Illinois drivers surrounded by states with lower gas tax rates
Illinois doubled the gas tax in 2019, which pushed it to No. 3 in the nation for highest average gas tax.
Illinois ranks third-highest for gasoline taxes in the U.S., according to a new report from the Tax Foundation.
Illinois was No. 10 in 2018, before the state doubled its share of the gas tax to support a $45 billion infrastructure plan primarily pushed by state lawmakers who have since been indicted or implicated in federal corruption probes. Illinois rose to No. 3 immediately after doubling the gas tax and maintained that spot this July with the automatic hike lawmakers built in to the gas tax formula.
The high tax is especially a problem for Illinois gas station owners along the 361 miles of state border with Missouri: Missouri gas taxes are the nation’s second-lowest, nearly 35 cents per gallon less that Illinois.
“It’s been quite devastating, and the reality is that it’s not going to get any better because every year it’s going to get higher,” said Matt Schrimpf, owner of Piasa Motor Fuels near Alton, Illinois.
Schrimpf’s business is transporting fuel in Illinois and Missouri. He said the stores he delivers to in Illinois are at a severe disadvantage. He’s seen their demand decline because it’s easy for Metro East residents to fill up on gas nearby in the St. Louis area.
Illinois gas on average is taxed 52 cents a gallon with state, local and federal taxes. The Tax Foundation used data from July that included Illinois’ first automatic increase of 0.7 cents a gallon. State lawmakers decided the gas tax will automatically rise each July based on inflation as of March, not to exceed a penny a year.
Illinoisans will save gas taxes by crossing the state line regardless of the direction they travel. Missouri saves them the most, but Kentucky saves them 26 cents a gallon, Iowa nearly 22 cents and Wisconsin a little more than 19 cents. Indiana saves the least, at less than a nickel.
That 19-cent savings is enough to threaten Sam Dharni’s Shell station in far north suburban Antioch. His nearest competitor is just 100 yards across the state line in Salem Lakes, Wisconsin.
“They should be more competitive with other states on all taxes, not just the gas tax,” Dharni said. “They should spend based on the revenue. And then they should fix their internal problems – where the money is being spent – instead of robbing people.”

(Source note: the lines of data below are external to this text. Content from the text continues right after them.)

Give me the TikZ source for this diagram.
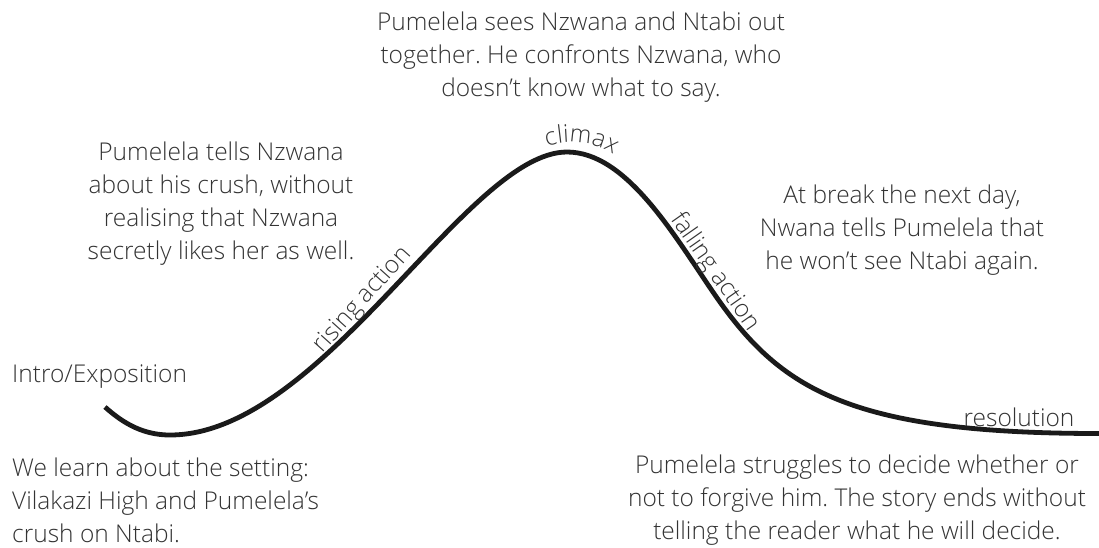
\documentclass[tikz,border=0pt]{standalone}
\usepackage{fontspec}
\setmainfont{Open Sans}[UprightFont=* Light]
\frenchspacing
\usetikzlibrary{decorations.text}
\definecolor{txt}{HTML}{333333}
\definecolor{ink}{HTML}{1A1A1A}
\tikzset{
  story/.style={font=\fontsize{24.5}{33}\selectfont, text=txt, inner sep=0pt, align=center},
  lbl/.style={font=\fontsize{24.5}{28}\selectfont, text=txt, inner sep=0pt},
  arc/.style={line width=4.8pt, ink, line cap=butt}
}
\begin{document}
\begin{tikzpicture}[x=1pt,y=-1pt]
\useasboundingbox (0,0) rectangle (1099,547);
% plot curve
\coordinate (start) at (105,407);
\coordinate (low) at (170,435);
\coordinate (peak) at (567,152);
\coordinate (infl) at (715,295);
\coordinate (end) at (1099,433.5);
\draw[arc] (start) .. controls (125,425) and (145,435) .. (low)
  .. controls (322,435) and (467,152) .. (peak)
  .. controls (627,152) and (675,237) .. (infl)
  .. controls (780,389) and (849,433.5) .. (end);
% curve labels
\node[lbl, rotate=48] (rise) at (363,300) {rising action};
\node[lbl, rotate=-55] (fall) at (715,272) {falling action};
\node[lbl] (res) at (1019,417) {resolution};
\path[decorate, decoration={text along path, text={|\fontsize{24.5}{28}\selectfont\color{txt}|climax}, text align=center}]
  (532,154) .. controls (552,138) and (600,136) .. (626,166);
% texts
\node[story] (top) at (581,57) {Pumelela sees Nzwana and Ntabi out\\together. He confronts Nzwana, who\\doesn’t know what to say.};
\node[story] (left) at (221,204) {Pumelela tells Nzwana\\about his crush, without\\realising that Nzwana\\secretly likes her as well.};
\node[story] (right) at (902,230) {At break the next day,\\Nwana tells Pumelela that\\he won’t see Ntabi again.};
\node[story, anchor=west] (intro) at (12,377) {Intro/Exposition};
\node[story, align=left, anchor=west] (bl) at (12,500) {We learn about the setting:\\Vilakazi High and Pumelela’s\\crush on Ntabi.};
\node[story] (br) at (857,500) {Pumelela struggles to decide whether or\\not to forgive him. The story ends without\\telling the reader what he will decide.};
\end{tikzpicture}
\end{document}
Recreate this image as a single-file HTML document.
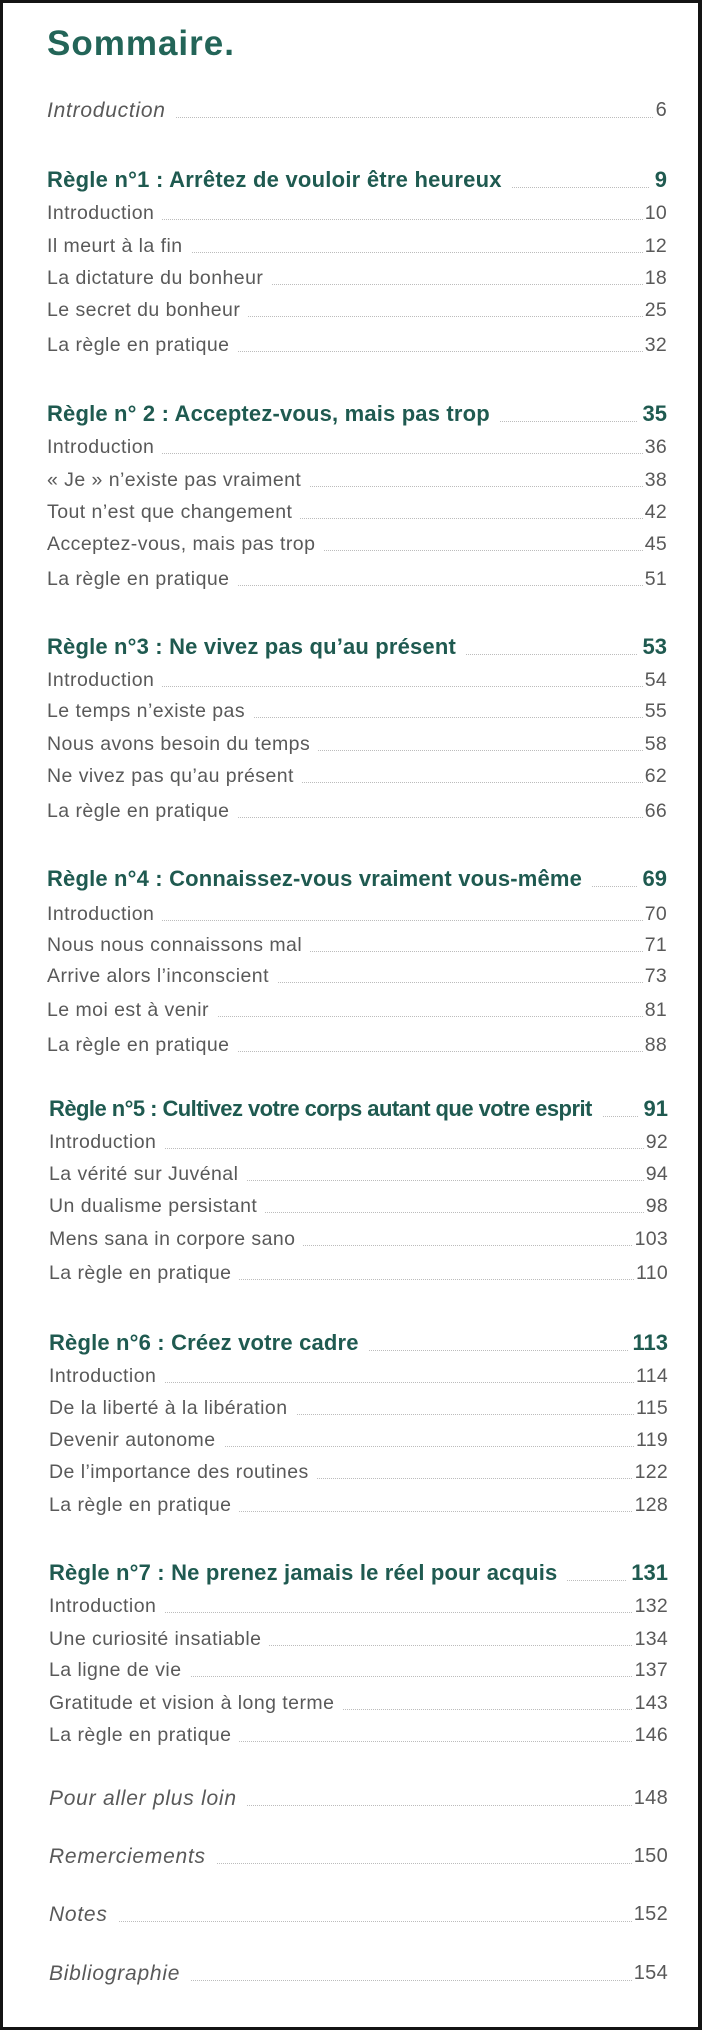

Three leaders in the state legislature who in 2019 were intimately involved with the infrastructure bill and gas tax to help support it are now facing indictments or are implicated in federal corruption probes. Illinois House Speaker Mike Madigan was tied to a $1.3 million bribery scheme involving Commonwealth Edison, with federal grand jury subpoenas served on his office and AT&T for allegations involving lobbyists and contracts for political allies. Former state Sen. Martin Sandoval was indicted for bribery and tax fraud after championing the gas tax. Former state Rep. Luis Arroyo was indicted for bribery after leading committees instrumental in passing the tax and construction bill.
All three plus two other state lawmakers involved in federal corruption probes, state Sen. Terry Link and state Sen. Tom Cullerton, were boosters of another tax hike proposal, the “fair tax” Gov. J.B. Pritzker is pushing with $56.5 million of his own money. Pritzker, too, faces a federal investigation of a scheme to remove toilets from his Gold Coast mansion to dodge $331,000 in property taxes.
The “fair tax” referendum on the Nov. 3 ballot would entrust Illinois lawmakers – too many of whom have recently betrayed the public’s trust – with greater power to decide who and how much to charge state income taxes. But because of its potential to hike taxes up to 47% on more than 100,000 small businesses responsible for most of the state’s jobs, and which are trying to recover from COVID-19 mandates, the tax has great potential to drive more businesses and jobs out of Illinois.
Where they will certainly find cheaper gas.